The party hasn’t held a Council seat since 2009, when charismatic Republican At-Large Councilmember Carol Schwartz lost a primary challenge to Pat Mara, who went on to lose the general election himself. Even Schwartz doesn’t want much to do with the party now—in 2014, she declined an offer to take the party’s mayoral nomination, choosing to lose as an Independent instead.
When the D.C. GOP held its leadership vote in January, the blame for the party’s sorry state fell on then-Chairman Ron Phillips, a cigar-chomping Florida operative with a lobbying background. Phillips’ taste for in-fighting went down poorly with more moderate local Republicans, who suffered the double injury of being in a powerless party, then being hassled for the privilege.
In one memorable email sent ahead of the vote, failed 2014 GOP Council chairman candidate Kris Hammond lamented that Phillips even turned an argument about who should pay for croissants into an attack on him. In early January, the party booted Phillips in favor of Cunningham, a prominent gay fundraiser.
Now the D.C. GOP has new leadership in Cunningham and Mara, the party’s new executive director. It’s trying to pay off debt racked up in the Phillips year (Cunningham won’t say how much remains) and is looking for a new headquarters. Mara tells LL that the party is trying to rebuild connections with alienated Republicans through a mail campaign.

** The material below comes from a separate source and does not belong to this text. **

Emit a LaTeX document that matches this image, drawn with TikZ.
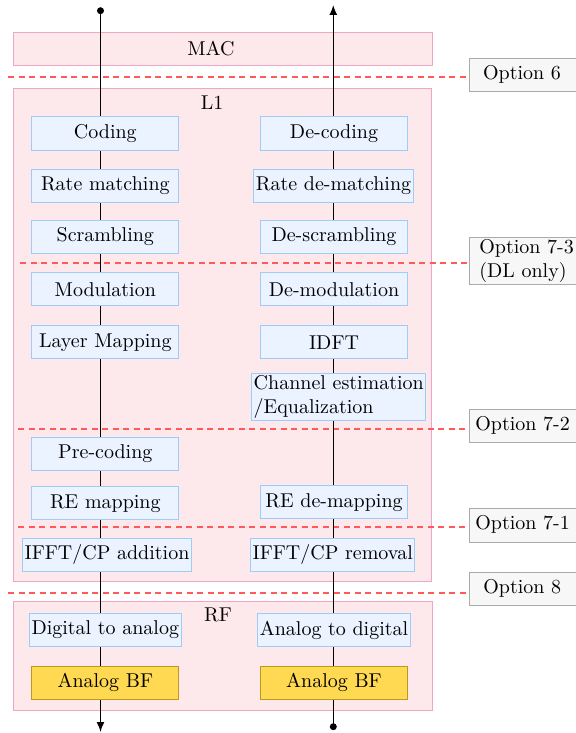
\documentclass[tikz,border=0pt]{standalone}
\usetikzlibrary{arrows.meta}
\definecolor{layerfill}{HTML}{FDE8EC}
\definecolor{layerline}{HTML}{EEA6C6}
\definecolor{blkfill}{HTML}{EAF3FF}
\definecolor{blkline}{HTML}{9ECCF6}
\definecolor{bffill}{HTML}{FFD952}
\definecolor{bfline}{HTML}{BE991C}
\definecolor{optfill}{HTML}{F7F7F7}
\definecolor{optline}{HTML}{ABABAB}
\definecolor{splitline}{HTML}{FF5A5A}
\tikzset{
  layerbox/.style={draw=layerline, fill=layerfill, line width=0.5pt, rectangle, inner sep=0pt},
  blk/.style={draw=blkline, fill=blkfill, line width=0.5pt, rectangle, inner sep=1pt,
              minimum width=73.5pt, minimum height=16.5pt, align=left},
  bfblk/.style={draw=bfline, fill=bffill, line width=0.5pt, rectangle,
              minimum width=73.5pt, minimum height=16.5pt},
  optbox/.style={draw=optline, fill=optfill, line width=0.5pt, rectangle, inner sep=0pt},
  opttext/.style={anchor=west, inner sep=0pt, align=left},
  split/.style={draw=splitline, dash pattern=on 3pt off 2.25pt, line width=1pt},
  flow/.style={draw=black, line width=0.75pt},
  dotend/.style={fill=black, circle, inner sep=0pt, minimum size=3.5pt},
}
\begin{document}
\begin{tikzpicture}[x=0.5pt, y=-0.5pt]
\useasboundingbox (0,0) rectangle (576,733);

% protocol layers
\node[layerbox, minimum width=209.5pt, minimum height=16.5pt] (mac) at (222.75,48.8) {};
\node (maclbl) at (211,48.8) {MAC};
\node[layerbox, minimum width=209pt, minimum height=246.7pt] (l1) at (222.5,335) {};
\node (l1lbl) at (212,103) {L1};
\node[layerbox, minimum width=209.5pt, minimum height=54.2pt] (rf) at (222.75,655.8) {};
\node (rflbl) at (218,614.5) {RF};

% split option labels
\node[optbox, minimum width=65pt, minimum height=16.5pt, anchor=north west] (o6) at (468.5,58.3) {};
\node[opttext] (o6t) at (482.7,74.8) {Option 6};
\node[optbox, minimum width=65pt, minimum height=23.5pt, anchor=north west] (o73) at (469,237.3) {};
\node[opttext] (o73t) at (479,260.8) {Option 7-3\\(DL only)};
\node[optbox, minimum width=65pt, minimum height=16.5pt, anchor=north west] (o72) at (469,409.3) {};
\node[opttext] (o72t) at (475,425.8) {Option 7-2};
\node[optbox, minimum width=65pt, minimum height=17pt, anchor=north west] (o71) at (469,507.5) {};
\node[opttext] (o71t) at (475,524.3) {Option 7-1};
\node[optbox, minimum width=65pt, minimum height=16.5pt, anchor=north west] (o8) at (469,572.3) {};
\node[opttext] (o8t) at (483,588.8) {Option 8};

% split lines, each running up to its option label
\coordinate (s6) at (8,77);
\coordinate (s73) at (20,263);
\coordinate (s72) at (18,429);
\coordinate (s71) at (18,527);
\coordinate (s8) at (8,593);
\draw[split] (s6) -- (s6 -| o6.west);
\draw[split] (s73) -- (s73 -| o73.west);
\draw[split] (s72) -- (s72 -| o72.west);
\draw[split] (s71) -- (s71 -| o71.west);
\draw[split] (s8) -- (s8 -| o8.west);

% downlink and uplink paths
\coordinate (dlin) at (100.5,10.7);
\coordinate (dlout) at (100.5,732);
\coordinate (ulin) at (333.3,726.7);
\coordinate (ulout) at (333.3,5);
\draw[flow, -{Latex[length=5pt,width=4pt]}] (dlin) -- (dlout);
\draw[flow, -{Latex[length=5pt,width=4pt]}] (ulin) -- (ulout);
\node[dotend] (dlindot) at (dlin) {};
\node[dotend] (ulindot) at (ulin) {};

% transmit chain
\node[blk] (cod) at (105.3,133.5) {Coding};
\node[blk] (rm) at (105.3,185.8) {Rate matching};
\node[blk] (scr) at (105.3,236.7) {Scrambling};
\node[blk] (mod) at (105.3,289.3) {Modulation};
\node[blk] (lm) at (105.3,342.3) {Layer Mapping};
\node[blk] (pre) at (105.3,454) {Pre-coding};
\node[blk] (rem) at (105.3,503.3) {RE mapping};
\node[blk] (ifft) at (107,554.5) {IFFT/CP addition};
\node[blk] (dac) at (105.3,630) {Digital to analog};
\node[bfblk] (bftx) at (105.3,682.7) {Analog BF};

% receive chain
\node[blk] (dec) at (334,133.5) {De-coding};
\node[blk] (rdm) at (333.5,185.8) {Rate de-matching};
\node[blk] (dscr) at (334,236.7) {De-scrambling};
\node[blk] (dmod) at (334,289.3) {De-modulation};
\node[blk] (idft) at (334,342.3) {IDFT};
\node[blk] (che) at (338.8,397.3) {Channel estimation\\/Equalization};
\node[blk] (rdmap) at (334,502.3) {RE de-mapping};
\node[blk] (fft) at (332.7,554.5) {IFFT/CP removal};
\node[blk] (adc) at (334,630) {Analog to digital};
\node[bfblk] (bfrx) at (334,682.7) {Analog BF};
\end{tikzpicture}
\end{document}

The D.C. GOP faces another challenge: actually convincing anyone to run for the humble offices that the party has a better—but still slim—chance of taking. In 2016, seats in Wards 2, 4, 7, and 8 will be on the block, as well as two at-large spots.
“Someone might pop up in Ward 2,” Mara says. “You could get somebody in Ward 4, and then I know we could have someone in Ward 7.”
If Republicans want to compete for a Council seat next year, they’d have to start early—really early. New Ward 1 Councilmember Brianne Nadeau only knocked off Jim Graham after a nearly two-year-long campaign, and Grosso started his 2012 election campaign against Michael Brown a year in advance. And neither of them had an “R” next to their name. Complicating things further, Mara says potential office-seekers generally look for a more prestigious post than a Council spot, even if there’s no way they’ll win it.
“There’s always people coming out of the woodwork to run for mayor,” Mara says.
Even taking one of the at-large seats looks nigh impossible for Republicans. Last year, Republican at-large candidate Marc Morgan received just 2.8 percent of votes cast in the race for two seats, one of which was vacated by ex-Republican David Catania. Hammond, who was essentially the entire challenger field to Chairman Phil Mendelson, received only 6.8 percent—only a little more than the percentage of people who didn’t vote in the race at all.
The long-term outlook for D.C. Republicans is just as abysmal, even as the party looks to win over young residents who are settling down with families. Roughly 75 percent of District voters are registered as Democrats, while only around 6 percent are registered Republicans.
Meanwhile, Republicans on Capitol Hill, led by Utah Rep. Jason Chaffetz, are more interested than they have been in decades in overturning local District laws.
“I can’t say that it doesn’t hurt here,” Mara says.